┏━━

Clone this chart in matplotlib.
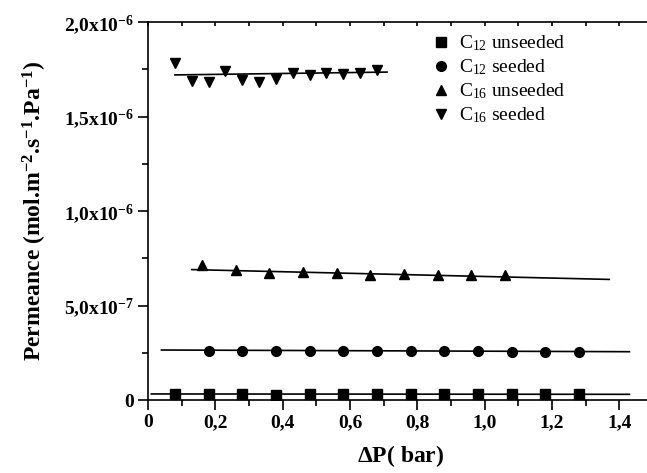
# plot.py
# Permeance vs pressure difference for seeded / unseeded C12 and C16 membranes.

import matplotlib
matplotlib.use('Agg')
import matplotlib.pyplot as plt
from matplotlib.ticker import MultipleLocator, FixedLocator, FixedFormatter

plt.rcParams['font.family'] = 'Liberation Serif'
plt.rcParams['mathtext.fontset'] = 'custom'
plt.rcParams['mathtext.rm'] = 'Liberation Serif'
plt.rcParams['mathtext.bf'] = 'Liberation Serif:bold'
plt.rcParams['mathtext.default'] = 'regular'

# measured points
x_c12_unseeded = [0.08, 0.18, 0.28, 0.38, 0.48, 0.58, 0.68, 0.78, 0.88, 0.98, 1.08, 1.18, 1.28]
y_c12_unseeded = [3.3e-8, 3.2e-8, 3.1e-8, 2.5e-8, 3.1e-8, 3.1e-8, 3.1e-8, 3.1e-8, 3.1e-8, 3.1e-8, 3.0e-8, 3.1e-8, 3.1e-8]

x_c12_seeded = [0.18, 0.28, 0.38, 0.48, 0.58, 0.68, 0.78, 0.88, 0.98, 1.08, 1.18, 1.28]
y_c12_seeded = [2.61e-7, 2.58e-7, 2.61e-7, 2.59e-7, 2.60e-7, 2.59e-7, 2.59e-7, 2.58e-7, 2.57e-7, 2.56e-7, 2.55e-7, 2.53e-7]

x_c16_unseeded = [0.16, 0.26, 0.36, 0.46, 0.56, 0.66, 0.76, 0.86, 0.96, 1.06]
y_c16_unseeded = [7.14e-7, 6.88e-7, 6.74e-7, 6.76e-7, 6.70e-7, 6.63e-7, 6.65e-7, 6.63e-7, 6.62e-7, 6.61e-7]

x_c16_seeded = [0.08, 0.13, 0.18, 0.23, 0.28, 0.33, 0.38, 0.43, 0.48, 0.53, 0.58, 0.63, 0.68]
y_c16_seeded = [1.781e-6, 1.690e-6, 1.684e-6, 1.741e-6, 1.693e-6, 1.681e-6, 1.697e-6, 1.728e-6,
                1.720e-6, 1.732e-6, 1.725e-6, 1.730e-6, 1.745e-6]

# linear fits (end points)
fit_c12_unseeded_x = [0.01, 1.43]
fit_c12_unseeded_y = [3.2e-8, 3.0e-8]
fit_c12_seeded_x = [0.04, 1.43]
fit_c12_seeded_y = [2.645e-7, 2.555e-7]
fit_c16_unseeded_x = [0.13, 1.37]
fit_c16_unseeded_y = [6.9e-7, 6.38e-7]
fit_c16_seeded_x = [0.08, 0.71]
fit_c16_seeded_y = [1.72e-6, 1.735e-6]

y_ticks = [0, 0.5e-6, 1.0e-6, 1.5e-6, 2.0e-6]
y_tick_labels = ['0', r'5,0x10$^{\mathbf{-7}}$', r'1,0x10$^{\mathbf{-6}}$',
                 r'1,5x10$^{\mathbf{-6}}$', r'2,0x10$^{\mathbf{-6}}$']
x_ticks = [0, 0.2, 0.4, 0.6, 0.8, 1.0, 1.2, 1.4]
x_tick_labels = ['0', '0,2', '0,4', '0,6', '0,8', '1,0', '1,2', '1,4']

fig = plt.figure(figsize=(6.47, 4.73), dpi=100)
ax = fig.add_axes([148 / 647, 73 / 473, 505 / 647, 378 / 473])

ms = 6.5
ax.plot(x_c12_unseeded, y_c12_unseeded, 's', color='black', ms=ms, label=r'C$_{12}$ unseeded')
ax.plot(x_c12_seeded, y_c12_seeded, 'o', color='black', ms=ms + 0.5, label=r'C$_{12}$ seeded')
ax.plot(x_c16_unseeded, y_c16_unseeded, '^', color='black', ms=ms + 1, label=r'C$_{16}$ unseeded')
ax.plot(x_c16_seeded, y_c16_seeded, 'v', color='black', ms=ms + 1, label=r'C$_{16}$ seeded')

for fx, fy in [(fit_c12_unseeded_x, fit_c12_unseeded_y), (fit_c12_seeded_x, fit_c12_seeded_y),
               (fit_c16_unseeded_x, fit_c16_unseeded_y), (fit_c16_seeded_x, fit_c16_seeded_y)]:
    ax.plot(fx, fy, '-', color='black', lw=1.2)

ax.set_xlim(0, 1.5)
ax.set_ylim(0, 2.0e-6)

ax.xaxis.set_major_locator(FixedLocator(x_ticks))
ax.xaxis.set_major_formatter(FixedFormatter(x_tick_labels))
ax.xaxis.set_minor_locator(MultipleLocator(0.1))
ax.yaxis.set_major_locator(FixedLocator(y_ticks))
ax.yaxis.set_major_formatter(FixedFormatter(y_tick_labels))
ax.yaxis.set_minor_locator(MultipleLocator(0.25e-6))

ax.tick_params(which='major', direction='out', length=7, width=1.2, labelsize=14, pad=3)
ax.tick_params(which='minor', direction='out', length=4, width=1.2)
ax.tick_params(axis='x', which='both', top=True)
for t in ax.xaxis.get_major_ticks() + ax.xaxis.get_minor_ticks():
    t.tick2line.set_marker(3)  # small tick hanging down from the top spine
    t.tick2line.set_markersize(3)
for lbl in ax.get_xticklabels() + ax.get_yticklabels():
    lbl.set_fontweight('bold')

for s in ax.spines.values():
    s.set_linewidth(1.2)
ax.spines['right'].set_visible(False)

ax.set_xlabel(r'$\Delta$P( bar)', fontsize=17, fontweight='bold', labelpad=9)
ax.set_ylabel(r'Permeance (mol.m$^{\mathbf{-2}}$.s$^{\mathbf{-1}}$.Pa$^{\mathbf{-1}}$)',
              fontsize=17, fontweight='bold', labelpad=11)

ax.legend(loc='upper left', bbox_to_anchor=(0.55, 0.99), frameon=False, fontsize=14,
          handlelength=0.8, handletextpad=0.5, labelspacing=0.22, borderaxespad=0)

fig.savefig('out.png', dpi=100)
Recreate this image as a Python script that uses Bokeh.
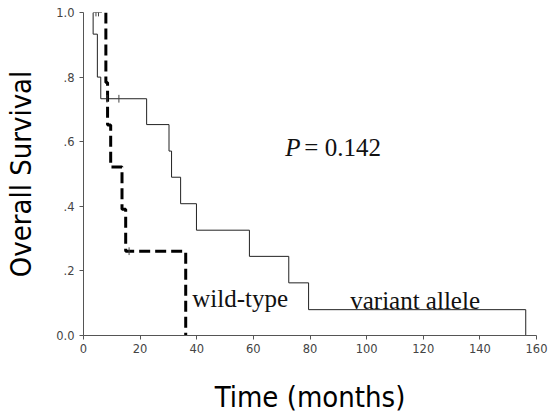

┗━━

* [WHAT YOU SHOULD DO] Reproduce the full listing above verbatim, with no pictures included.

* [OUTPUT]
Clone this chart in matplotlib.
# plot.py
# Permeance vs pressure difference for seeded / unseeded C12 and C16 membranes.

import matplotlib
matplotlib.use('Agg')
import matplotlib.pyplot as plt
from matplotlib.ticker import MultipleLocator, FixedLocator, FixedFormatter

plt.rcParams['font.family'] = 'Liberation Serif'
plt.rcParams['mathtext.fontset'] = 'custom'
plt.rcParams['mathtext.rm'] = 'Liberation Serif'
plt.rcParams['mathtext.bf'] = 'Liberation Serif:bold'
plt.rcParams['mathtext.default'] = 'regular'

# measured points
x_c12_unseeded = [0.08, 0.18, 0.28, 0.38, 0.48, 0.58, 0.68, 0.78, 0.88, 0.98, 1.08, 1.18, 1.28]
y_c12_unseeded = [3.3e-8, 3.2e-8, 3.1e-8, 2.5e-8, 3.1e-8, 3.1e-8, 3.1e-8, 3.1e-8, 3.1e-8, 3.1e-8, 3.0e-8, 3.1e-8, 3.1e-8]

x_c12_seeded = [0.18, 0.28, 0.38, 0.48, 0.58, 0.68, 0.78, 0.88, 0.98, 1.08, 1.18, 1.28]
y_c12_seeded = [2.61e-7, 2.58e-7, 2.61e-7, 2.59e-7, 2.60e-7, 2.59e-7, 2.59e-7, 2.58e-7, 2.57e-7, 2.56e-7, 2.55e-7, 2.53e-7]

x_c16_unseeded = [0.16, 0.26, 0.36, 0.46, 0.56, 0.66, 0.76, 0.86, 0.96, 1.06]
y_c16_unseeded = [7.14e-7, 6.88e-7, 6.74e-7, 6.76e-7, 6.70e-7, 6.63e-7, 6.65e-7, 6.63e-7, 6.62e-7, 6.61e-7]

x_c16_seeded = [0.08, 0.13, 0.18, 0.23, 0.28, 0.33, 0.38, 0.43, 0.48, 0.53, 0.58, 0.63, 0.68]
y_c16_seeded = [1.781e-6, 1.690e-6, 1.684e-6, 1.741e-6, 1.693e-6, 1.681e-6, 1.697e-6, 1.728e-6,
                1.720e-6, 1.732e-6, 1.725e-6, 1.730e-6, 1.745e-6]

# linear fits (end points)
fit_c12_unseeded_x = [0.01, 1.43]
fit_c12_unseeded_y = [3.2e-8, 3.0e-8]
fit_c12_seeded_x = [0.04, 1.43]
fit_c12_seeded_y = [2.645e-7, 2.555e-7]
fit_c16_unseeded_x = [0.13, 1.37]
fit_c16_unseeded_y = [6.9e-7, 6.38e-7]
fit_c16_seeded_x = [0.08, 0.71]
fit_c16_seeded_y = [1.72e-6, 1.735e-6]

y_ticks = [0, 0.5e-6, 1.0e-6, 1.5e-6, 2.0e-6]
y_tick_labels = ['0', r'5,0x10$^{\mathbf{-7}}$', r'1,0x10$^{\mathbf{-6}}$',
                 r'1,5x10$^{\mathbf{-6}}$', r'2,0x10$^{\mathbf{-6}}$']
x_ticks = [0, 0.2, 0.4, 0.6, 0.8, 1.0, 1.2, 1.4]
x_tick_labels = ['0', '0,2', '0,4', '0,6', '0,8', '1,0', '1,2', '1,4']

fig = plt.figure(figsize=(6.47, 4.73), dpi=100)
ax = fig.add_axes([148 / 647, 73 / 473, 505 / 647, 378 / 473])

ms = 6.5
ax.plot(x_c12_unseeded, y_c12_unseeded, 's', color='black', ms=ms, label=r'C$_{12}$ unseeded')
ax.plot(x_c12_seeded, y_c12_seeded, 'o', color='black', ms=ms + 0.5, label=r'C$_{12}$ seeded')
ax.plot(x_c16_unseeded, y_c16_unseeded, '^', color='black', ms=ms + 1, label=r'C$_{16}$ unseeded')
ax.plot(x_c16_seeded, y_c16_seeded, 'v', color='black', ms=ms + 1, label=r'C$_{16}$ seeded')

for fx, fy in [(fit_c12_unseeded_x, fit_c12_unseeded_y), (fit_c12_seeded_x, fit_c12_seeded_y),
               (fit_c16_unseeded_x, fit_c16_unseeded_y), (fit_c16_seeded_x, fit_c16_seeded_y)]:
    ax.plot(fx, fy, '-', color='black', lw=1.2)

ax.set_xlim(0, 1.5)
ax.set_ylim(0, 2.0e-6)

ax.xaxis.set_major_locator(FixedLocator(x_ticks))
ax.xaxis.set_major_formatter(FixedFormatter(x_tick_labels))
ax.xaxis.set_minor_locator(MultipleLocator(0.1))
ax.yaxis.set_major_locator(FixedLocator(y_ticks))
ax.yaxis.set_major_formatter(FixedFormatter(y_tick_labels))
ax.yaxis.set_minor_locator(MultipleLocator(0.25e-6))

ax.tick_params(which='major', direction='out', length=7, width=1.2, labelsize=14, pad=3)
ax.tick_params(which='minor', direction='out', length=4, width=1.2)
ax.tick_params(axis='x', which='both', top=True)
for t in ax.xaxis.get_major_ticks() + ax.xaxis.get_minor_ticks():
    t.tick2line.set_marker(3)  # small tick hanging down from the top spine
    t.tick2line.set_markersize(3)
for lbl in ax.get_xticklabels() + ax.get_yticklabels():
    lbl.set_fontweight('bold')

for s in ax.spines.values():
    s.set_linewidth(1.2)
ax.spines['right'].set_visible(False)

ax.set_xlabel(r'$\Delta$P( bar)', fontsize=17, fontweight='bold', labelpad=9)
ax.set_ylabel(r'Permeance (mol.m$^{\mathbf{-2}}$.s$^{\mathbf{-1}}$.Pa$^{\mathbf{-1}}$)',
              fontsize=17, fontweight='bold', labelpad=11)

ax.legend(loc='upper left', bbox_to_anchor=(0.55, 0.99), frameon=False, fontsize=14,
          handlelength=0.8, handletextpad=0.5, labelspacing=0.22, borderaxespad=0)

fig.savefig('out.png', dpi=100)
Recreate this image as a Python script that uses Bokeh.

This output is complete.